I assume $X_i \stackrel{_\text{iid}}{\sim} \text{Bernoulli}(p)\,,\quad i=1,\ldots,n$

If the Bernoulli parameter $p$ is not close to $0$ or $1$, a normal approximation to $\bar(X)$ can work for many purposes with $n$ moderately small; in some situations n=20 can be reasonable ... but if $p$ is small (or large) it may need to be a lot bigger.

A common "rule of thumb" (which you should regard with suitable caution) used to decide whether $n$ is large enough include $\min(np,n(1-p))>5$. I've also seen $np(1-p)>9$. There are a number of other rules - see the discussion here:

https://en.wikipedia.org/wiki/Binomial_distribution#Normal_approximation

Such rules may be a reasonable starting point, but their utility varies across the particulars of the application (and user's preference functions).

I want to estimate how such assumption would damage the power and significance of my tests. How can I do that?

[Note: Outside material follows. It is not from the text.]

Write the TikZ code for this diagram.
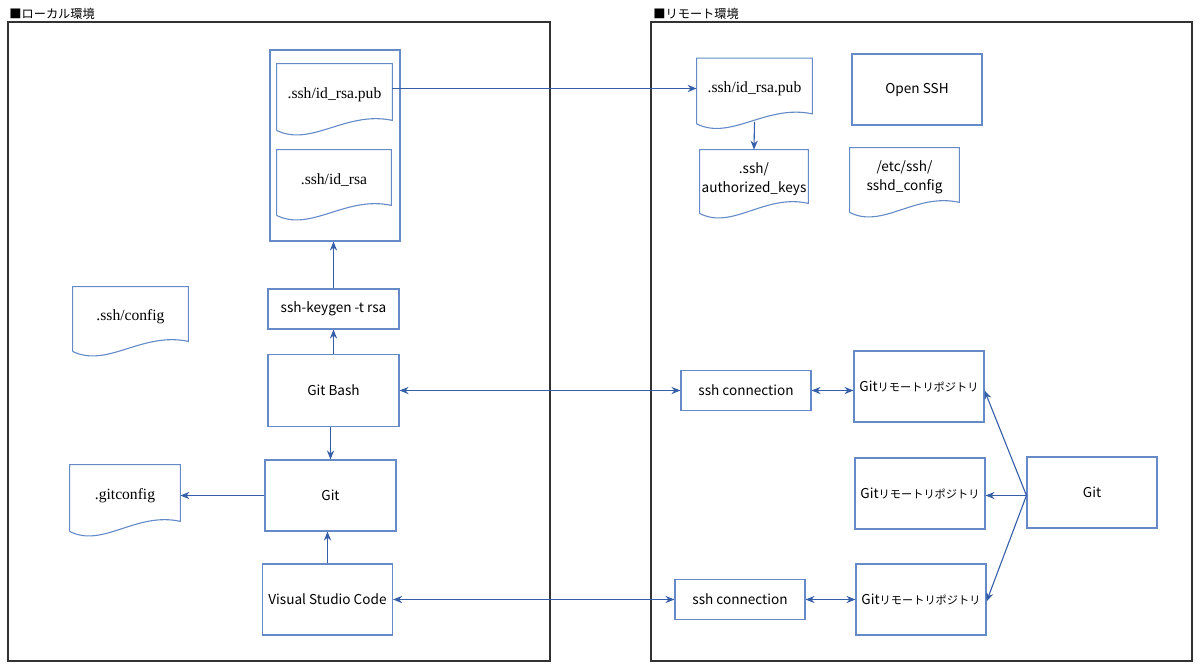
\documentclass[tikz,border=0pt]{standalone}
\usepackage{fontspec}
\setmainfont{Liberation Serif}
\newfontfamily\jp{Noto Sans CJK JP}
\usetikzlibrary{arrows.meta,calc}
\definecolor{boxc}{RGB}{100,138,200}
\definecolor{arrc}{RGB}{52,94,168}
\definecolor{framec}{RGB}{50,50,50}
\newcommand\mydoc[1]{%
  \draw[boxline] ($(#1.south west)+(0,5)$) -- (#1.north west) -- (#1.north east) -- ($(#1.south east)+(0,-5)$)
    .. controls ($(#1.south west)!0.6!(#1.south east)+(0,-15)$) and ($(#1.south west)!0.3!(#1.south east)+(0,22)$) .. ($(#1.south west)+(0,5)$);}
\newcommand\repotext{Git{\fontsize{5.6}{7}\selectfont リモートリポジトリ}}
\begin{document}
\begin{tikzpicture}[x=0.5pt,y=-0.5pt,
  boxline/.style={draw=boxc,line width=0.55pt},
  box/.style={boxline,rectangle,inner sep=0pt,font=\jp\fontsize{6.8}{8}\selectfont,align=center},
  doc/.style={rectangle,inner sep=0pt,font=\fontsize{7.8}{9}\selectfont,align=center},
  sdoc/.style={doc,font=\jp\fontsize{6.8}{9.6}\selectfont},
  arr/.style={draw=arrc,line width=0.55pt,-{Stealth[length=4.5pt,width=3.6pt]}},
  arr2/.style={draw=arrc,line width=0.55pt,{Stealth[length=4.5pt,width=3.6pt]}-{Stealth[length=4.5pt,width=3.6pt]}},
  frame/.style={draw=framec,line width=0.7pt},
  ttl/.style={anchor=west,inner sep=0pt,font=\jp\fontsize{6.1}{7}\selectfont}]
\useasboundingbox (0,0) rectangle (1200,669);
% frames
\node[ttl] (tl) at (9,14) {■ローカル環境};
\node[ttl] (tr) at (653,14) {■リモート環境};
\draw[frame] (8,22) rectangle (550,661);
\draw[frame] (651,22) rectangle (1192,661);
% local
\node[box,minimum width=65pt,minimum height=95.5pt] (grp) at (335,145.5) {};
\node[doc,minimum width=57.5pt,minimum height=30.5pt] (pubL) at (334.5,94.5) {.ssh/id\_rsa.pub};
\node[doc,minimum width=57pt,minimum height=30pt] (rsa) at (334,180) {.ssh/id\_rsa};
\node[box,minimum width=65.5pt,minimum height=20pt] (keygen) at (333.5,309) {ssh-keygen -t rsa};
\node[box,minimum width=65.5pt,minimum height=36pt] (gb) at (333.5,390.5) {Git Bash};
\node[box,minimum width=65.5pt,minimum height=35.5pt] (gitL) at (330.5,495.5) {Git};
\node[box,minimum width=65pt,minimum height=35.5pt] (vsc) at (327.5,599.5) {Visual Studio Code};
\node[doc,minimum width=57.5pt,minimum height=29.5pt] (sshcfg) at (130.5,316.5) {.ssh/config};
\node[doc,minimum width=55pt,minimum height=30.5pt] (gitcfg) at (125,495.5) {.gitconfig};
\mydoc{pubL}\mydoc{rsa}\mydoc{sshcfg}\mydoc{gitcfg}
% remote
\node[doc,minimum width=57.5pt,minimum height=30pt] (pubR) at (754.5,88.5) {.ssh/id\_rsa.pub};
\node[sdoc,minimum width=54pt,minimum height=29pt] (authk) at (754,179) {.ssh/\\authorized\_keys};
\node[box,minimum width=65pt,minimum height=35.5pt] (ossh) at (917,89.5) {Open SSH};
\node[sdoc,minimum width=54.5pt,minimum height=29.5pt] (sshd) at (904.5,177.5) {/etc/ssh/\\sshd\_config};
\mydoc{pubR}\mydoc{authk}\mydoc{sshd}
\node[box,minimum width=65pt,minimum height=20pt] (conn1) at (746,390.5) {ssh connection};
\node[box,minimum width=65pt,minimum height=35.5pt] (repo1) at (919,386.5) {\repotext};
\node[box,minimum width=65pt,minimum height=35.5pt] (repo2) at (920,493.5) {\repotext};
\node[box,minimum width=65pt,minimum height=20pt] (conn2) at (740,599.5) {ssh connection};
\node[box,minimum width=65pt,minimum height=35.5pt] (repo3) at (921,599.5) {\repotext};
\node[box,minimum width=65pt,minimum height=35.5pt] (gitR) at (1092,492.5) {Git};
% connectors
\draw[arr] (keygen.north) -- (keygen.north |- grp.south);
\draw[arr] (gb.north) -- (keygen.south);
\draw[arr] (gitL.north |- gb.south) -- (gitL.north);
\draw[arr] (vsc.north) -- (vsc.north |- gitL.south);
\draw[arr] (gitL.west) -- (gitcfg.east);
\draw[arr] (pubL.east |- pubR.west) -- (pubR.west);
\draw[arr] ($(pubR.south)+(0,3)$) -- (authk.north);
\draw[arr2] (gb.east) -- (conn1.west);
\draw[arr2] (vsc.east) -- (conn2.west);
\draw[arr2] (conn1.east) -- (conn1.east -| repo1.west);
\draw[arr2] (conn2.east) -- (conn2.east -| repo3.west);
\coordinate (gsrc) at ($(gitR.west)+(0,3)$);
\draw[arr] (gsrc) -- ($(repo1.east)+(0,4)$);
\draw[arr] (gsrc) -- (gsrc -| repo2.east);
\draw[arr] (gsrc) -- ($(repo3.east)+(0,2)$);
\end{tikzpicture}
\end{document}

Simulation can be very useful; choose some reasonable set of $p$'s and $n$'s. Note that only values either above or below $\frac{_1}{^2}$ need be considered, since the closeness to normality will be the same for $p=p_0$ and $p=1-p_0$), and keep in mind that the approximation will be worst the further $p$ is from $\frac{_1}{^2}$.

This way you can look at the impact on the specific procedures you're carrying out, and for the particularly quantities of interest -- whether or not the impact of the approximation could be calculated algebraically.